About 10 percent of Chapin’s students are children with special needs. Autism is the most common, but many have physical challenges. “One girl can’t walk, but she loves to float, and is learning to kick her feet.”
Another student’s left side was partially paralyzed at birth. “Her mom told me if I could teach her to swim it would be a miracle.” Just four years later, she joined the swim team.
Chapin believes so strongly in the importance of teaching children to swim that she provides scholarships for needy families out of her own pocket.
“You learn to read, do math and write. These are life skills that help you survive. Swimming needs to be up there, too. We live around water. Swimming is a life-saving skill.”
Chapin is working to start a nonprofit foundation, Learn to Swim, to collect scholarship donations. She’ll work with Hopelink and other social service agencies to “find the kids who aren’t getting lessons because they can’t afford it.”
As for her experience as an Extreme Home Makeover winner, she says, “It rallied the community at large for something outside themselves out of the goodness of their hearts. I’m humbled to think that people took a week off work to build my house.

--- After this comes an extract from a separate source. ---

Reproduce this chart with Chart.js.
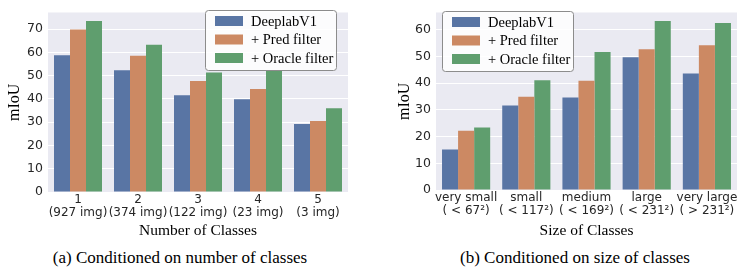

How can you ever thank people enough?”
Chapin loves “the small town feeling” of living in Kirkland. “We don’t have high-rises and big city craziness, but you can get everything you need here.” She also loves “the water and seeing the mountains.”
But mostly, she loves the many people she has worked with and lived beside all these years. She’ll continue to create community by reaching out to her neighbors. “I want to make it OK to say, 'Hi,' over the fence.”